GÜZELLİK SALONU UZMANLARI, KARA PARA AKLIYOR KONUMUNA DÜŞÜRÜLDÜ

Apaydın, Dilan Polat olayından sonra güzellik salonlarında yaşanan algının etkilerini şöyle anlattı:

“Dilan Polat olayı yüzünden zannediliyor ki bütün güzellik salonları kara para aklıyor. Öyle bir şey yok. Herkes evine ekmek götürmek için bu işin kursuna gidiyor, öğreniyor. Dilan Polat olayı bana göre ciddi bir fantezi. Özellikle kurgulanmış bir durum. Bunu bütün güzellik uzmanlarına mal etmenin de hiçbir anlamı yok. Öyle bir şey olabilir mi? Maalesef böyle bir algı yaratıldı. Güzellik salonu uzmanları, kara para aklıyor konumuna düştüler. Aslında denetimin ilk başlarında, ruhsatlandırma işleminde iş yeri açan kişinin yüzde 100 belgelerinin olması gerekiyor. Maalesef iş adamları bu işe yatırım yapıyorlar. İnsanları bu tip olumsuz davranışlara itiyorlar. Üç beş tane varsa böyle kötü örnek teşkil ediyor. Normal güzellik salonlarının ve uzmanlarının başına dert oluyor. Herkes o gözle bakıyor.”

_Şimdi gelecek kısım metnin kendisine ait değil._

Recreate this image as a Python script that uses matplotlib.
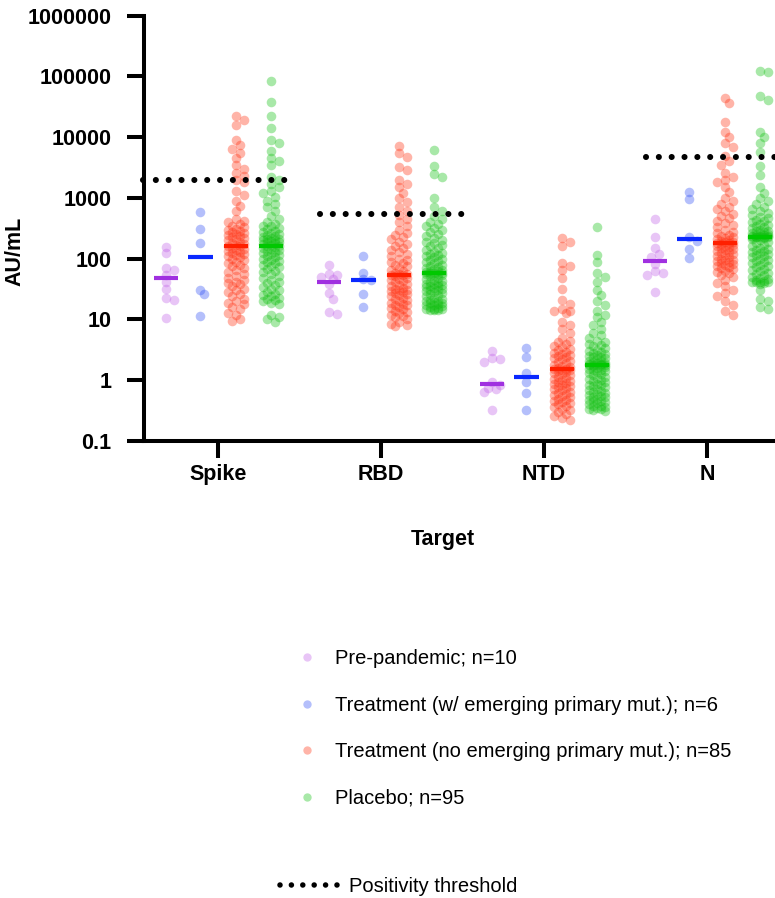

‘BUNU SADECE İZMİR’DE YAŞIYORUZ NE HİKMETSE’
Türkiye genelinde kullanımı yasal olan ancak İzmir’de yasal olmayan cihazların olduğuna dair iddiaları doğrulayan Apaydın, “Maalesef bunu sadece İzmir’de yaşıyoruz ne hikmetse. Özellikle denetim memurlarının güzellik salonlarına garezi mi vardır ne vardır bilmiyorum. Örneğin G5 diye bir masaj makinesi var. Bu makine normal bir masaj makinesi. Denetimde bir memuru ya da il sağlık müdürlüğün ‘kaldır bu ürünü, bu yasak’ diyor. ‘Bu markayı sadece sağlıkçılar kullanabilir’, ‘bu makine selülit tedavisi yapıyor’ diye argümanlar sunuluyor. Masaj yapan, selüliti önleyici bir masaj aleti halbuki.

Denetime gelen kişi de bilmiyor ne olduğunu. Oysa ellerinde bütün belgeler var. Ruhsatlandırma işleminde serbest olduğuna dair bilgiler var. Bunları ortaya koydukları halde ciddi bir şekilde piyasada gerilim yaratıyorlar. Yaptıkları yüz binlerce liralık yatırımı çöpe atmalarına sebep oluyorlar. Bir iş yapamadıktan sonra bu mekanı işletmenin anlamı da kalmıyor. Güzellik salonlarında çok ciddi kapanışlar da var” ifadelerini kullandı.